Farmers in the Wa West District have called on government to mechanize available dams or construct new ones under the one-village-one-dam programme to enable them engage in dry season farming for an alternative livelihood.

Though some crop growers practice dry season farming using water pumping machines, the farmers said, the daily cost involved in fuelling the machines was too exorbitant to bear due to rising fuel prices.

Mr. Siedu Isdin, a vegetable farmer at Balawa told the Ghana News Agency in an interview that some farmers in the community were discouraged from engaging in dry season farming because of their inability to afford water pumping machines.

“This dam has a lot of benefit for us, we can fish there and sell to get money and also farm with it, unlike other people who want to farm in the dry season but can’t get.

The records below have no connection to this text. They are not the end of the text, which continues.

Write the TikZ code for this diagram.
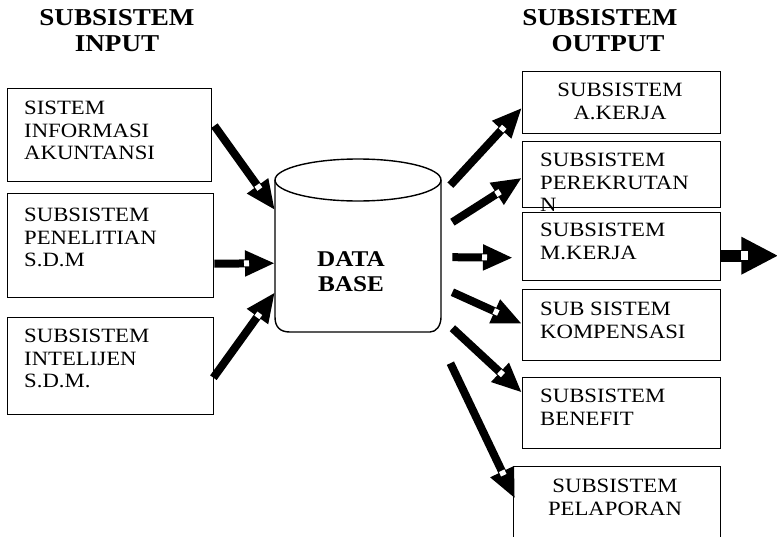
\documentclass[tikz,border=0pt]{standalone}
\usepackage{fontspec}
\setmainfont{Liberation Serif}[FakeStretch=1.12]
\usetikzlibrary{arrows.meta,calc}

% type sizes used in the chart
\newcommand\boxtextfont{\fontsize{20.3}{22.5}\selectfont}
\newcommand\headingfont{\bfseries\fontsize{24.2}{26}\selectfont}
\newcommand\centrefont{\bfseries\fontsize{22.5}{25}\selectfont}

% thick arrow: shaft with a triangular head and a small white notch at the head
% #1 style, #2 from, #3 to, #4/#5 notch distances from the tip, #6 notch width
\newcommand\flowarrow[6]{%
  \draw[#1] (#2) -- (#3);
  \draw[white, line width=#6pt] ($(#3)!#4pt!(#2)$) -- ($(#3)!#5pt!(#2)$);
}

\tikzset{
  box/.style={draw, line width=1.4pt, rectangle, inner sep=0pt, anchor=north west},
  txt/.style={inner sep=0pt, font=\boxtextfont, align=left, anchor=north west},
  ctxt/.style={inner sep=0pt, font=\boxtextfont, align=center, anchor=north},
  heading/.style={inner sep=0pt, font=\headingfont, align=center, anchor=north},
  shaft/.style={line width=8pt, -{Triangle[length=30pt,width=24pt]}},
  bigshaft/.style={line width=12pt, -{Triangle[length=37pt,width=35pt]}},
}

\begin{document}
\begin{tikzpicture}[x=1pt,y=-1pt]
\useasboundingbox (0,0) rectangle (777,536);

% headings
\node[heading] (hin) at (117,9.6) {SUBSISTEM\\INPUT};
\node[heading] (hout) at (600,9.6) {SUBSISTEM\\\hspace*{16pt}OUTPUT};

% input boxes
\node[box, minimum width=204, minimum height=93] (b1) at (7,88) {};
\node[box, minimum width=206, minimum height=104] (b2) at (7,193) {};
\node[box, minimum width=206, minimum height=97] (b3) at (7,317) {};

% output boxes
\node[box, minimum width=198, minimum height=62] (r1) at (522,71) {};
\node[box, minimum width=198, minimum height=66] (r2) at (522,141) {};
\node[box, minimum width=198, minimum height=68] (r3) at (522,212) {};
\node[box, minimum width=198, minimum height=71] (r4) at (522,289) {};
\node[box, minimum width=198, minimum height=71] (r5) at (522,377) {};
\node[box, minimum width=207, minimum height=80] (r6) at (513,466) {};

% box texts
\node[txt] (t1) at (24,101.3) {SISTEM\\INFORMASI\\AKUNTANSI};
\node[txt] (t2) at (24,208.3) {SUBSISTEM\\PENELITIAN\\S.D.M};
\node[txt] (t3) at (24,329.3) {SUBSISTEM\\INTELIJEN\\S.D.M.};
\node[ctxt] (u1) at (620,83.3) {SUBSISTEM\\A.KERJA};
\node[txt] (u2) at (540,153.3) {SUBSISTEM\\PEREKRUTAN\\N};
\node[txt] (u3) at (540,223.3) {SUBSISTEM\\M.KERJA};
\node[txt] (u4) at (540,302.3) {SUB SISTEM\\KOMPENSASI};
\node[txt] (u5) at (540,389.3) {SUBSISTEM\\BENEFIT};
\node[ctxt] (u6) at (615,479.3) {SUBSISTEM\\PELAPORAN};

% database drum
\node[inner sep=0pt, minimum width=166, minimum height=174, anchor=north west] (db) at (275,158) {};
\draw[line width=1.4pt] (275,180) -- (275,317)
  .. controls (275,327) and (280,332) .. (290,332) -- (430,332)
  .. controls (436,332) and (441,326) .. (441,317) -- (441,180);
\draw[line width=1.4pt, fill=white] (358,180) ellipse [x radius=83pt, y radius=21pt];
\node[inner sep=0pt, font=\centrefont, align=center, anchor=north] (dbt) at (351,251.8) {DATA\\BASE};

% inputs into the database
\flowarrow{shaft}{$(b1.east)+(2,-9.5)$}{$(db.west)+(0,-35)$}{31}{26}{6}
\flowarrow{shaft}{$(b2.east)+(0,18)$}{$(db.west)+(0,18)$}{31}{26}{6}
\flowarrow{shaft}{$(b3.east)+(-1,11.5)$}{$(db.west)+(0,47)$}{31}{26}{6}

% database out to the subsystems
\flowarrow{shaft}{$(db.east)+(9,-60)$}{$(r1.west)+(0,5)$}{31}{26}{6}
\flowarrow{shaft}{$(db.east)+(11,-23)$}{$(r2.west)+(0,3)$}{31}{26}{6}
\flowarrow{shaft}{$(db.east)+(11,12)$}{$(r3.west)+(-9,11)$}{31}{26}{6}
\flowarrow{shaft}{$(db.east)+(11,47)$}{$(r4.west)+(0,-1.5)$}{31}{26}{6}
\flowarrow{shaft}{$(db.east)+(11,83)$}{$(r5.west)+(0,-20.5)$}{31}{26}{6}
\flowarrow{shaft}{$(db.east)+(9,118)$}{$(r6.west)+(2,-8)$}{31}{26}{6}

% onward flow
\flowarrow{bigshaft}{$(r3.east)+(0,9)$}{$(r3.east)+(57,9)$}{37}{30}{9}
\end{tikzpicture}
\end{document}
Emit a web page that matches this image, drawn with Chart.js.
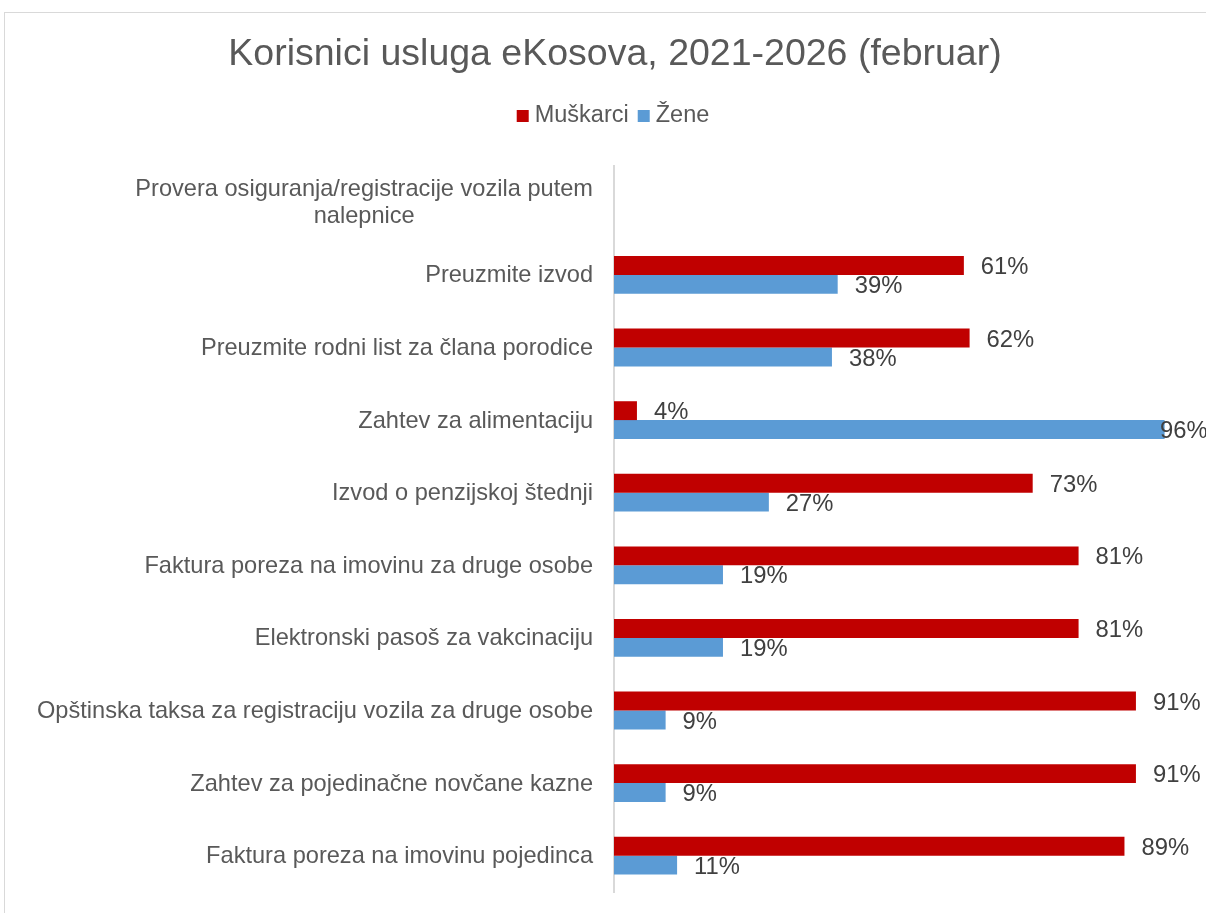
<!DOCTYPE html>
<html>
<head>
<meta charset="utf-8">
<script src="https://cdn.jsdelivr.net/npm/chart.js@4.4.1/dist/chart.umd.min.js"></script>
<style>
  html, body { margin:0; padding:0; background:#fff; overflow:hidden; }
  #frame { position:absolute; left:4px; top:12px; width:1230px; height:1000px; border:1px solid #d9d9d9; }
  #wrap { position:absolute; left:0; top:0; width:1230px; height:913px; }
</style>
</head>
<body>
<div id="frame"></div>
<div id="wrap"><canvas id="chart"></canvas></div>
<script>
'use strict';

const categories = [
  ['Provera osiguranja/registracije vozila putem', 'nalepnice'],
  'Preuzmite izvod',
  'Preuzmite rodni list za člana porodice',
  'Zahtev za alimentaciju',
  'Izvod o penzijskoj štednji',
  'Faktura poreza na imovinu za druge osobe',
  'Elektronski pasoš za vakcinaciju',
  'Opštinska taksa za registraciju vozila za druge osobe',
  'Zahtev za pojedinačne novčane kazne',
  'Faktura poreza na imovinu pojedinca'
];
const muskarci = [null, 61, 62, 4, 73, 81, 81, 91, 91, 89];
const zene     = [null, 39, 38, 96, 27, 19, 19, 9, 9, 11];

const FONT = '"Liberation Sans", Arial, sans-serif';
const TEXT = '#595959';

// category labels drawn by hand so the two-line one can be centred like the original
const catLabels = {
  id:'catLabels',
  afterDraw(chart) {
    const {ctx, scales:{y}} = chart;
    const right = chart.chartArea.left - 21;
    ctx.save();
    ctx.font = '23.6px ' + FONT;
    ctx.fillStyle = TEXT;
    ctx.textBaseline = 'middle';
    categories.forEach((c,i)=>{
      const lines = Array.isArray(c) ? c : [c];
      const yc = y.getPixelForValue(i) + 1;
      const lh = 27;
      const maxW = Math.max(...lines.map(l=>ctx.measureText(l).width));
      lines.forEach((l,j)=>{
        const ly = yc + (j - (lines.length-1)/2)*lh;
        if (lines.length>1) { ctx.textAlign='center'; ctx.fillText(l, right-maxW/2, ly); }
        else { ctx.textAlign='right'; ctx.fillText(l, right, ly); }
      });
    });
    ctx.restore();
  }
};

// value labels at the end of each bar
const valueLabels = {
  id:'valueLabels',
  afterDatasetsDraw(chart) {
    const {ctx} = chart;
    ctx.save();
    ctx.font = '23.8px ' + FONT;
    ctx.fillStyle = '#404040';
    ctx.textBaseline = 'middle';
    ctx.textAlign = 'left';
    chart.data.datasets.forEach((ds,di)=>{
      chart.getDatasetMeta(di).data.forEach((bar,i)=>{
        const v = ds.data[i];
        if (v==null) return;
        const x = Math.min(bar.x + 17, chart.width - 70);
        ctx.fillText(v + '%', x, bar.y + 2);
      });
    });
    ctx.restore();
  }
};

// legend: small squares close to their text, as in the original
const legendRow = {
  id:'legendRow',
  afterDraw(chart) {
    const {ctx} = chart;
    const box = 12, gap = 6, between = 9, yc = 116;
    ctx.save();
    ctx.font = '23.5px ' + FONT;
    ctx.textBaseline = 'middle';
    ctx.textAlign = 'left';
    const items = chart.data.datasets.map(d=>({text:d.label, color:d.backgroundColor, w:ctx.measureText(d.label).width}));
    const total = items.reduce((a,it)=>a+box+gap+it.w,0) + between*(items.length-1);
    let x = chart.width/2 - total/2 - 2;
    items.forEach(it=>{
      ctx.fillStyle = it.color;
      ctx.fillRect(x, yc-box/2, box, box);
      ctx.fillStyle = TEXT;
      ctx.fillText(it.text, x+box+gap, yc);
      x += box + gap + it.w + between;
    });
    ctx.restore();
  }
};

new Chart(document.getElementById('chart'), {
  type:'bar',
  data:{
    labels:categories,
    datasets:[
      {label:'Muškarci', data:muskarci, backgroundColor:'#C00000', categoryPercentage:0.52, barPercentage:1},
      {label:'Žene', data:zene, backgroundColor:'#5B9BD5', categoryPercentage:0.52, barPercentage:1}
    ]
  },
  options:{
    indexAxis:'y',
    responsive:true,
    maintainAspectRatio:false,
    animation:false,
    layout:{padding:{left:0, right:0, top:0, bottom:21}},
    plugins:{
      title:{display:true, text:'Korisnici usluga eKosova, 2021-2026 (februar)', color:TEXT,
             font:{family:FONT, size:37.5, weight:'normal'}, padding:{top:32, bottom:89}},
      legend:{display:false},
      tooltip:{enabled:false}
    },
    scales:{
      x:{display:false, min:0, max:107.4},
      y:{
        grid:{display:false},
        border:{display:true, color:'#d9d9d9', width:2},
        ticks:{display:false},
        afterFit(s){ s.width = 614; }
      }
    }
  },
  plugins:[catLabels, valueLabels, legendRow]
});
</script>
</body>
</html>
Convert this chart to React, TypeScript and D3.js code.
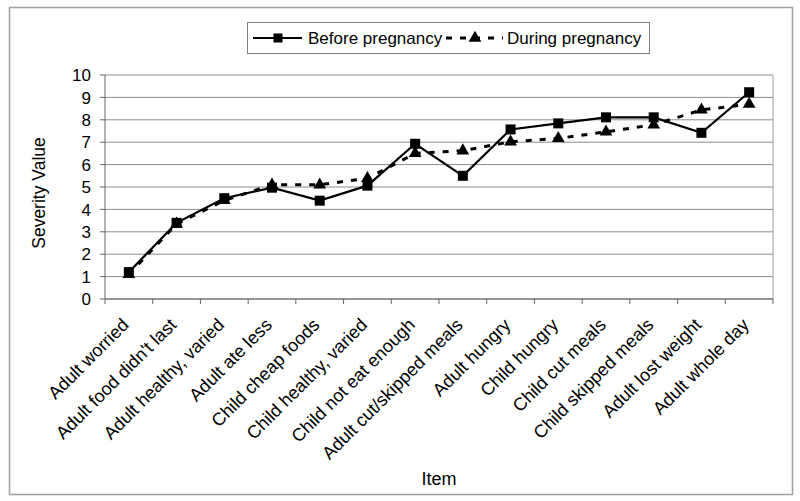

“We are calling on the government to come and mechanize it for us, in the dry season one must have a machine, but it is not everybody that can afford it”.

He appealed to government to mechanize the dam to encourage all-season farming that would discourage many youths from going into illegal mining that causes extensive damage to the environment.

Another farmer at Siiru, Mr Kaasim Nuwiekye, said efforts of farmers to earn a meaningful living were being drained into gutters due to excessive cost in irrigation farming.

“In as much as we are benefiting immensely from the dam at the community, we spend a lot of money to buy fuel for the water pumping and at the end of the day, we don’t make any profit.

“Sometimes, you feel that it is better if you don’t farm at all, so we are appealing to the government to mechanise the dam for us to reduce cost”.

Meanwhile, farmers at Pigbengben in the Vieri Electoral Area of the District have expressed worry that the only available dam in the community easily dried up, rendering members almost unproductive during dry seasons.

They also want government to extend the One-Village-One-Dam programme to their community to serve as an alternative livelihood to farmers during the lean season.